Удивление Мануилэ было вполне обоснованным. Согласно переписи 1930 г., – самой достоверной на тот момент – население Великой Румынии насчитывало 18 057 028 человек, среди которых нерумын было 5 075 028, или 28,1 %. Как разъяснил в своем меморандуме Мануилэ, если бы концепция Антонеску осуществилась, нерумынское население сократилось бы до 1 633 121, среди которых немцы (4,5 % всего населения) представляли больше половины. Другим меньшинством, не подлежавшим немедленной чистке, были «турко-татары» (1,1 % от общего числа), однако ожидалось, что и они добровольно эмигрируют в Турцию на основании специальной румынско-турецкой конвенции 1936 г. [28] О румынско-турецкой конвенции 1936 г., предусматривающей добровольную эмиграцию в Турцию тюркоязычных румынских мусульман, см. гл. 2.
Общая численность остальных меньшинств – венгров, украинцев, болгар и сербов, – меньшинств, на протяжении веков проживавших на территории Великой Румынии, должна была сократиться до 618554 человек, что составляло бы лишь 3,4 % от общего числа населения.

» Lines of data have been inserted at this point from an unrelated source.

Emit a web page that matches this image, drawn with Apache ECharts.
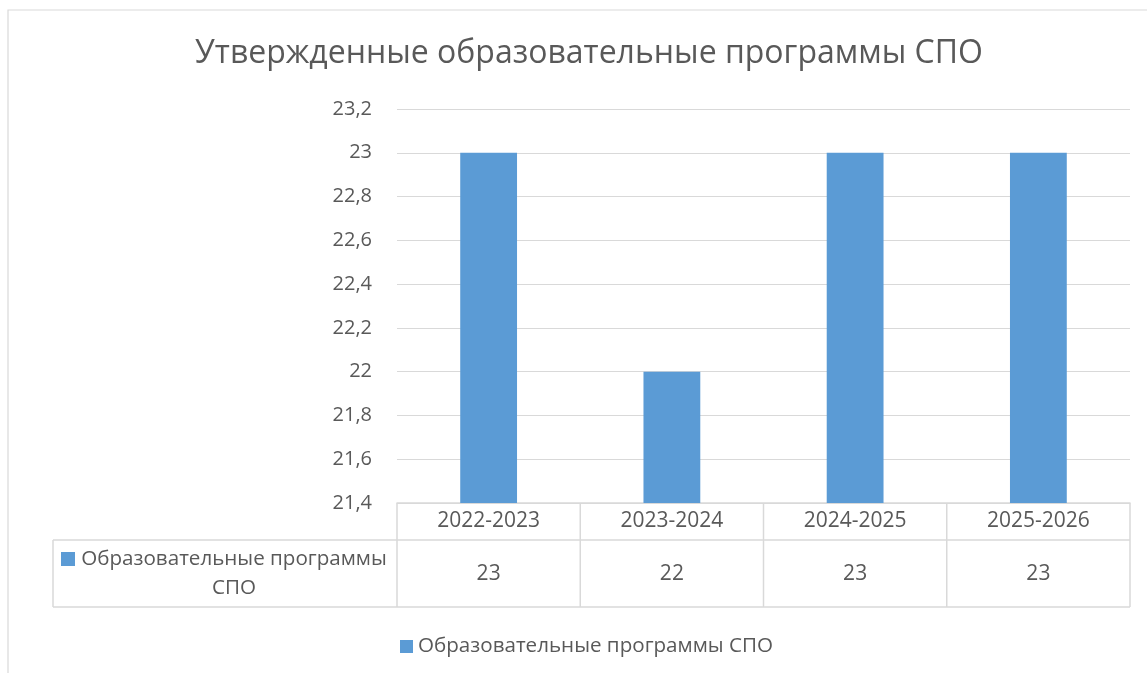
<!DOCTYPE html>
<html>
<head>
<meta charset="utf-8">
<script src="https://cdn.jsdelivr.net/npm/echarts@6/dist/echarts.min.js"></script>
<style>
  html, body { margin: 0; padding: 0; background: #fff; }
  #chart { width: 1147px; height: 673px; }
</style>
</head>
<body>
<div id="chart"></div>
<script>
const categories = ['2022-2023', '2023-2024', '2024-2025', '2025-2026'];
const values = [23, 22, 23, 23];
const seriesName = 'Образовательные программы СПО';
const chartTitle = 'Утвержденные образовательные программы СПО';
const yMin = 21.4, yMax = 23.2, yStep = 0.2;

const FONT = '"Open Sans", sans-serif';
const TEXT = '#595959';
const LINE = '#d9d9d9';
const BAR = '#5b9bd5';

const gridLeft = 397, gridRight = 17, gridTop = 109, gridBottom = 170;

const fmt = v => String(Number(v.toFixed(1))).replace('.', ',');

const chart = echarts.init(document.getElementById('chart'), null, { renderer: 'canvas' });

chart.setOption({
  animation: false,
  textStyle: { fontFamily: FONT },
  title: {
    text: chartTitle,
    left: 584,
    textAlign: 'center',
    top: 33,
    textStyle: { color: TEXT, fontSize: 32, fontWeight: 'normal', fontFamily: FONT }
  },
  legend: {
    top: 631,
    left: 395,
    icon: 'rect',
    itemWidth: 13,
    itemHeight: 13,
    itemGap: 8,
    textStyle: { color: TEXT, fontSize: 20.6, fontFamily: FONT },
    data: [seriesName]
  },
  grid: { left: gridLeft, right: gridRight, top: gridTop, bottom: gridBottom, containLabel: false },
  xAxis: {
    type: 'category',
    data: categories,
    axisLine: { show: true, lineStyle: { color: LINE, width: 1.5 } },
    axisTick: { show: false },
    axisLabel: { color: TEXT, fontSize: 21, margin: 8, fontFamily: FONT }
  },
  yAxis: {
    type: 'value',
    min: yMin,
    max: yMax,
    interval: yStep,
    axisLine: { show: false },
    axisTick: { show: false },
    axisLabel: { color: TEXT, fontSize: 20, margin: 25, fontFamily: FONT, formatter: fmt },
    splitLine: { lineStyle: { color: LINE, width: 1.2 } }
  },
  series: [{
    name: seriesName,
    type: 'bar',
    data: values,
    barWidth: '31%',
    itemStyle: { color: BAR }
  }]
});

// data table under the plot, laid out from the axis scale
const band = (chart.convertToPixel({ xAxisIndex: 0 }, 1) - chart.convertToPixel({ xAxisIndex: 0 }, 0));
const x0 = chart.convertToPixel({ xAxisIndex: 0 }, 0) - band / 2;
const x1 = x0 + band * categories.length;
const yTop = chart.convertToPixel({ yAxisIndex: 0 }, yMin);
const yMid = yTop + 37, yBot = yTop + 104;
const tableLeft = 53;
const lineStyle = { stroke: LINE, lineWidth: 1.5 };

const g = [
  { type: 'rect', shape: { x: 8, y: 10, width: 1160, height: 700 }, style: { fill: 'none', stroke: LINE, lineWidth: 1.2 }, silent: true },
  { type: 'line', shape: { x1: tableLeft, y1: yMid, x2: x1, y2: yMid }, style: lineStyle },
  { type: 'line', shape: { x1: tableLeft, y1: yBot, x2: x1, y2: yBot }, style: lineStyle },
  { type: 'line', shape: { x1: tableLeft, y1: yMid, x2: tableLeft, y2: yBot }, style: lineStyle }
];
for (let i = 0; i <= categories.length; i++) {
  const x = x0 + band * i;
  g.push({ type: 'line', shape: { x1: x, y1: yTop, x2: x, y2: yBot }, style: lineStyle });
}
values.forEach((v, i) => {
  g.push({
    type: 'text',
    style: { text: String(v), x: x0 + band * (i + 0.5), y: (yMid + yBot) / 2 + 1, align: 'center', verticalAlign: 'middle', fill: TEXT, font: '21px ' + FONT }
  });
});
const cut = seriesName.lastIndexOf(' ');
g.push({ type: 'rect', shape: { x: 61, y: 552, width: 14, height: 14 }, style: { fill: BAR } });
g.push({
  type: 'text',
  style: {
    text: seriesName.slice(0, cut) + '\n' + seriesName.slice(cut + 1),
    x: 234, y: (yMid + yBot) / 2, align: 'center', verticalAlign: 'middle',
    fill: TEXT, font: '20.6px ' + FONT, lineHeight: 29
  }
});
chart.setOption({ graphic: g });
</script>
</body>
</html>
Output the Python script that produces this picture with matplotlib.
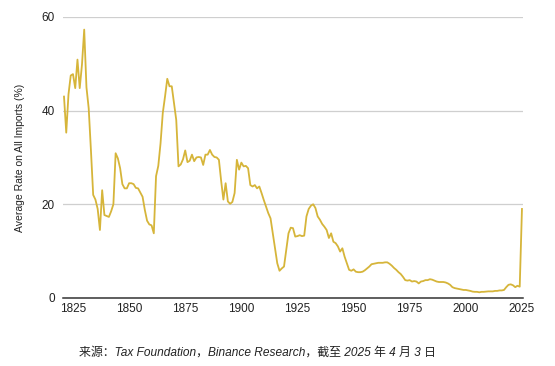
import numpy as np
import matplotlib
matplotlib.use("Agg")
import matplotlib.pyplot as plt

plt.rcParams['font.family'] = ['Liberation Sans', 'Noto Sans CJK SC', 'DejaVu Sans']

# average tariff rate on all imports (%), one value per year 1821-2025
years = np.arange(1821, 2026)
rate = [
    43.0, 35.3, 43.5, 47.5, 47.8, 44.8, 50.9, 44.8, 49.8, 57.3,   # 1821-1830
    45.0, 40.5, 31.5, 22.0, 21.0, 19.0, 14.5, 23.0, 17.7, 17.5,   # 1831-1840
    17.3, 18.5, 20.0, 30.9, 29.8, 27.7, 24.3, 23.4, 23.4, 24.5,   # 1841-1850
    24.5, 24.3, 23.5, 23.4, 22.5, 21.6, 18.8, 16.5, 15.7, 15.5,   # 1851-1860
    13.8, 26.0, 28.2, 33.0, 39.5, 43.0, 46.8, 45.2, 45.2, 41.6,   # 1861-1870
    38.0, 28.1, 28.5, 29.6, 31.5, 29.0, 29.3, 30.6, 29.2, 30.0,   # 1871-1880
    30.1, 30.0, 28.4, 30.6, 30.6, 31.6, 30.6, 30.1, 30.0, 29.5,   # 1881-1890
    25.0, 21.0, 24.5, 20.6, 20.1, 20.5, 22.4, 29.5, 27.4, 28.9,   # 1891-1900
    28.1, 28.2, 27.7, 24.1, 23.8, 24.1, 23.4, 23.8, 22.4, 20.9,   # 1901-1910
    19.5, 18.1, 17.0, 13.8, 10.6, 7.4, 5.8, 6.3, 6.7, 10.3,       # 1911-1920
    13.8, 15.0, 14.9, 13.1, 13.2, 13.4, 13.2, 13.3, 17.4, 19.0,   # 1921-1930
    19.7, 20.0, 19.2, 17.4, 16.7, 15.8, 15.2, 14.5, 12.8, 13.8,   # 1931-1940
    12.0, 11.7, 11.0, 9.9, 10.6, 8.8, 7.4, 6.0, 5.8, 6.1,         # 1941-1950
    5.6, 5.5, 5.5, 5.6, 5.9, 6.3, 6.7, 7.2, 7.3, 7.4,             # 1951-1960
    7.5, 7.5, 7.5, 7.6, 7.6, 7.3, 6.9, 6.4, 6.0, 5.5,             # 1961-1970
    5.1, 4.5, 3.8, 3.7, 3.8, 3.5, 3.6, 3.5, 3.1, 3.5,             # 1971-1980
    3.6, 3.8, 3.8, 4.0, 3.9, 3.7, 3.5, 3.4, 3.4, 3.4,             # 1981-1990
    3.3, 3.1, 2.8, 2.3, 2.1, 2.0, 1.9, 1.8, 1.7, 1.7,             # 1991-2000
    1.6, 1.5, 1.35, 1.3, 1.3, 1.2, 1.3, 1.3, 1.35, 1.4,           # 2001-2010
    1.4, 1.4, 1.5, 1.5, 1.6, 1.6, 1.7, 2.3, 2.8, 2.9,             # 2011-2020
    2.7, 2.3, 2.6, 2.4, 19.0,                                     # 2021-2025
]
assert len(rate) == len(years)

x_ticks = [1825, 1850, 1875, 1900, 1925, 1950, 1975, 2000, 2025]
y_ticks = [0, 20, 40, 60]

fig = plt.figure(figsize=(5.55, 3.66), dpi=100)
ax = fig.add_axes([0.1135, 0.186, 0.8288, 0.7676])

ax.plot(years, rate, color='#D6B53A', lw=1.3, solid_joinstyle='round', zorder=3)

ax.set_xlim(1820.55, 2025.45)
ax.set_ylim(0, 60)
ax.set_xticks(x_ticks)
ax.set_yticks(y_ticks)
ax.tick_params(length=0, labelsize=8.5, colors='#222222', pad=4)
ax.tick_params(axis='y', pad=6)

ax.grid(axis='y', color='#cfcfcf', lw=0.9)
ax.set_axisbelow(True)
for s in ['top', 'right', 'left']:
    ax.spines[s].set_visible(False)
ax.spines['bottom'].set_color('#333333')
ax.spines['bottom'].set_linewidth(1.1)

ax.set_ylabel('Average Rate on All Imports (%)', fontsize=7.5, color='#222222', labelpad=12)

fig.text(0.463, 0.037, '来源：Tax Foundation，Binance Research，截至 2025 年 4 月 3 日',
         ha='center', va='center', fontsize=8.6, style='italic', color='#222222')

fig.savefig('out.png', dpi=100, facecolor='white')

Это должны были быть преимущественно лица пожилого возраста, неспособные к деторождению. Исключение предполагалось сделать только для «сельских богатеев, максимум один-два процента» от общего количества соответствующего меньшинства, которые считались важными с экономической точки зрения.
Чтобы видение Антонеску стало явью, Румынию должны были покинуть 3 581 618 человек, а из соседних государств переселиться в Румынию 1 602 399 этнических румын [29] ANI, Fond Sabin Manuilă, XII/211, ff. 1–2, 9-10. Эти цифры представляют естественный прирост населения, которое в 1930 г. насчитывало, по мнению Мануилэ, около 2 млн человек.
. Почти 5200000 человек должны были быть вырваны из привычной им среды и насильственно перемещены в места и страны, о которых большинство из них ничего не знало. И всё это должно было осуществить правительство бедной страны с 18 036 087 жителей – таково было бы население Румынии после завершения обменов. Осуществление этой концепции принесло бы драматические перемены Румынии и ее соседям.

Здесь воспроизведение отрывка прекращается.